アーバン・スタッフは、30箇所を超える太陽光発電設備を保有しており、安定した収益基盤を持っています。今回のM&Aによって、日成ビルド工業はストック型ビジネスの拡大を図り、収益の安定化を進めたい考えです。
また、建設業におけるグループ商品、製品の幅を広げて提案力を強化するとともに、シナジー効果を発揮し、業容の拡大を図る狙いもあります。
※参照元:日経XTECH「日成ビルド、企業買収で太陽光発電に参入、収益を安定化」
日海不二サッシによるM&A
2018年に、石川県金沢市で建材事業やアルミサッシの加工・販売を行う日海不二サッシ株式会社は、同じく石川県金沢市で石川県内の官公庁を中心にビル用建材の販売を行うアジアニッカイ株式会社を買収しました。
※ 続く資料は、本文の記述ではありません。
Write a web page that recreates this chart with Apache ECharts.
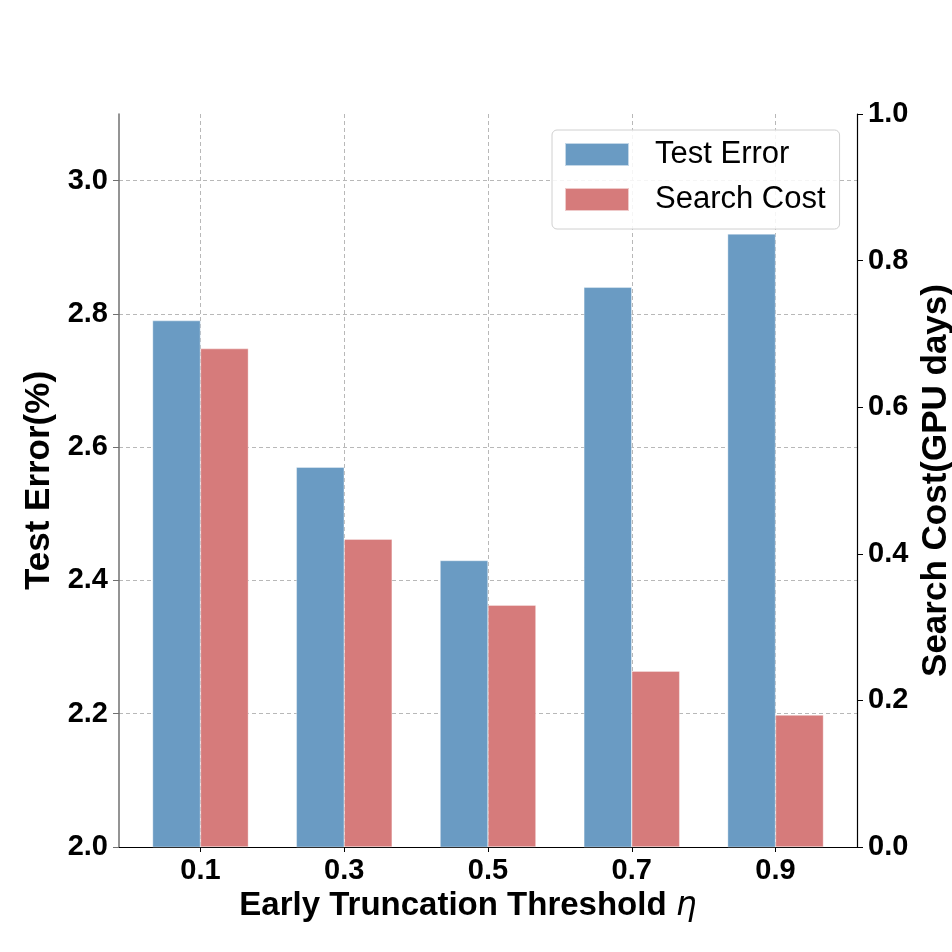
<!DOCTYPE html>
<html>
<head>
<meta charset="utf-8">
<title>Early truncation threshold</title>
<script src="https://cdn.jsdelivr.net/npm/echarts@6/dist/echarts.min.js"></script>
<style>
  html, body { margin: 0; padding: 0; background: #fff; overflow: hidden; }
  #chart { width: 952px; height: 952px; }
</style>
</head>
<body>
<div id="chart"></div>
<script>
// values
var thresholds = ['0.1', '0.3', '0.5', '0.7', '0.9'];
var testError = [2.79, 2.57, 2.43, 2.84, 2.92];
var searchCost = [0.68, 0.42, 0.33, 0.24, 0.18];
var errorTicks = [2.0, 2.2, 2.4, 2.6, 2.8, 3.0];
var costTicks = [0.0, 0.2, 0.4, 0.6, 0.8, 1.0];

var FONT = '"Liberation Sans", Arial, sans-serif';
var BLUE = '#6a9bc3';
var RED = '#d67b7b';
var tickPos = thresholds.map(function (t, i) { return i; });

var chart = echarts.init(document.getElementById('chart'), null, { renderer: 'canvas', width: 952, height: 952 });

var labelStyle = {
  fontFamily: FONT,
  fontSize: 29,
  fontWeight: 'bold',
  color: '#000'
};

var option = {
  backgroundColor: '#fff',
  animation: false,
  grid: { left: 119, right: 95, top: 114, bottom: 105, containLabel: false, outerBoundsMode: 'none' },
  legend: {
    orient: 'vertical',
    left: 552,
    top: 130,
    padding: [9, 14, 14, 12],
    itemWidth: 64,
    itemHeight: 23,
    itemGap: 14,
    icon: 'rect',
    backgroundColor: 'rgba(255,255,255,0.85)',
    borderColor: '#d0d0d0',
    borderWidth: 1,
    borderRadius: 5,
    textStyle: {
      fontFamily: FONT,
      fontSize: 31,
      color: '#000',
      padding: [0, 0, 0, 21]
    },
    data: ['Test Error', 'Search Cost']
  },
  xAxis: {
    type: 'value',
    min: -0.5667,
    max: 4.5667,
    name: 'Early Truncation Threshold {eta|η}',
    nameLocation: 'middle',
    nameGap: 40,
    nameTextStyle: {
      fontFamily: FONT,
      fontSize: 33,
      fontWeight: 'bold',
      color: '#000',
      padding: [0, 40, 0, 0],
      rich: {
        eta: {
          fontFamily: '"DejaVu Sans", sans-serif',
          fontStyle: 'italic',
          fontWeight: 'normal',
          fontSize: 33,
          color: '#000'
        }
      }
    },
    axisLine: { show: true, onZero: false, lineStyle: { color: '#000', width: 1.2 } },
    axisTick: { show: true, length: 5, customValues: tickPos, lineStyle: { color: '#000' } },
    axisLabel: Object.assign({
      margin: 9,
      customValues: tickPos,
      formatter: function (v) { return thresholds[Math.round(v)]; }
    }, labelStyle),
    splitLine: { show: true, lineStyle: { color: '#b8b8b8', type: [4, 3], width: 1 } }
  },
  yAxis: [
    {
      type: 'value',
      position: 'left',
      min: 2.0,
      max: 3.1,
      interval: 0.2,
      name: 'Test Error(%)',
      nameLocation: 'middle',
      nameRotate: 90,
      nameGap: 58,
      nameTextStyle: { fontFamily: FONT, fontSize: 35, fontWeight: 'bold', color: '#000' },
      axisLine: { show: true, onZero: false, lineStyle: { color: '#707070', width: 1.5 } },
      axisTick: { show: true, length: 6, customValues: errorTicks, lineStyle: { color: '#707070' } },
      axisLabel: Object.assign({
        margin: 11,
        customValues: errorTicks,
        formatter: function (v) { return v.toFixed(1); }
      }, labelStyle),
      splitLine: { show: true, lineStyle: { color: '#b8b8b8', type: [4, 3], width: 1 } }
    },
    {
      type: 'value',
      position: 'right',
      min: 0,
      max: 1,
      interval: 0.2,
      name: 'Search Cost(GPU days)',
      nameLocation: 'middle',
      nameRotate: 90,
      nameGap: 52,
      nameTextStyle: { fontFamily: FONT, fontSize: 35, fontWeight: 'bold', color: '#000' },
      axisLine: { show: true, onZero: false, lineStyle: { color: '#000', width: 1.2 } },
      axisTick: { show: true, length: 6, customValues: costTicks, lineStyle: { color: '#000' } },
      axisLabel: Object.assign({
        margin: 11,
        customValues: costTicks,
        formatter: function (v) { return v.toFixed(1); }
      }, labelStyle),
      splitLine: { show: false }
    }
  ],
  series: [
    {
      name: 'Test Error',
      type: 'bar',
      yAxisIndex: 0,
      barWidth: 48,
      barGap: '-100%',
      clip: true,
      itemStyle: { color: BLUE, borderColor: 'rgba(255,255,255,0.6)', borderWidth: 0.6 },
      data: testError.map(function (v, i) { return [i - 1 / 6, v]; })
    },
    {
      name: 'Search Cost',
      type: 'bar',
      yAxisIndex: 1,
      barWidth: 48,
      barGap: '-100%',
      clip: true,
      itemStyle: { color: RED, borderColor: 'rgba(255,255,255,0.6)', borderWidth: 0.6 },
      data: searchCost.map(function (v, i) { return [i + 1 / 6, v]; })
    }
  ]
};

chart.setOption(option);
</script>
</body>
</html>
日海不二サッシは、北陸地域を中心にビル・住宅用の建材を販売しており、グループのアルミサッシ生産拠点として機能しています。アジアニッカイは、今回のM&A以前から日海不二サッシの協力工場としてアルミサッシの加工・組立に従事していました。M&Aによって両社の関係はさらに緊密となり、大きなシナジー効果が期待できます。
日海不二サッシは、今回のM&Aの目的として「北陸地区での地域戦略の強化および顧客基盤の拡大」を挙げています。
※参照元:不二サッシ「当社連結子会社による アジアニッカイ株式会社の株式の取得(孫会社化)に関するお知らせ」
石川製作所によるM&A
石川県白山市で海上自衛隊向けに機雷などの防衛装備を販売する株式会社石川製作所は、2017年に神奈川県藤沢市で航空自衛隊向けに航空機用フライトデータレコーダーなどの搭載電子機器を販売する関東航空計器株式会社を買収しました。
石川製作所の顧客は主に海上自衛隊であり、航空自衛隊への販売実績が少ないため、今回のM&Aを通じて顧客を航空自衛隊まで広げ、事業多角化を図りたい考えです。また、防衛産業の顧客は自衛隊に限定され、需要は国の予算に左右されることから収益が不安定でした。海上自衛隊から航空自衛隊まで顧客層を広げることで、収益基盤を安定させる狙いもあります。
石川製作所の機械技術と関東航空計器の電子技術の組み合わせで、シナジー効果による技術革新や新製品の開発も期待されます。
※参照元:石川製作所「関東航空計器株式会社の株式の取得(子会社化)に関するお知らせ 」
丸井織物によるM&A
石川県中能登町でスポーツウェア用織物を生産する丸井織物株式会社は、2017年に石川県金沢市の染色加工の倉庫精練株式会社を買収しました。
当時、倉庫精練はコロナ禍での需要減少や原料費の高騰によって、5期連続で営業赤字が続き、東証の時価総額基準に抵触したことで上場廃止が決定していました。事業継続が困難となるなか、親会社の丸井織物にM&Aを要請しました。
繊維工業は石川県を代表する伝統的製造業です。しかし近年では、原料費の高騰によって業界が危機に直面しています。同じ繊維工業でも丸井織物と倉庫精練は業種が違いますが、今回のM&Aによって、事業の幅を広げると同時に、織り工程から染め工程までの一貫生産体制を整え、収益機会を拡大する狙いがあります。また、倉庫精練が持つ化繊長繊維の加工など、北陸で同社のみが保有する固有技術を取り込むことで、貴重な技術の喪失が阻止されました。
※参照元:日本経済新聞「石川の丸井織物、倉庫精練へのTOBが成立」
スギヨによるM&A
石川県七尾市で水産練製品の加工、販売を手掛ける株式会社スギヨは、2016年に新潟県新潟市の水産珍味加工メーカーであるマルタ食品株式会社を買収しました。
マルタ食品は「数の子わさび」や「にしん酢漬」といった水産珍味を主力商品としています。スギヨは同じ水産食品業界ですが、ちくわやカニカマなどの水産練り物が主力であり、市場が異なります。水産業界では市場の寡占化が進み、競争が激化しています。買収当時、スギヨは売上高が増加したものの、原料費の高騰で利益が圧迫されており、利益確保と大胆な事業効率化を両立する必要性に迫られていました。
今回のM&Aによって、両社が持つ商品開発・加工ノウハウや物流・工場施設などのインフラ、営業拠点を有効活用することで、事業の効率化や商品力の強化などを図りたい考えです。
※参照元:スギヨ「水産珍味加工メーカー「マルタ食品」の子会社化について」
まとめ
本稿では、石川県のM&Aについて、県内の産業構造やM&Aの動向、実際のM&A事例などを解説しました。
「ものづくり王国」石川県では製造業が盛んですが、県外への人口流出によって産業に衰退の兆候が見られます。少子化の影響で労働力が不足し、企業の経営を圧迫しています。また、後継者問題に悩む企業も少なくありません。このような状況は石川県にとってM&Aのチャンスであり、M&A件数は増加しています。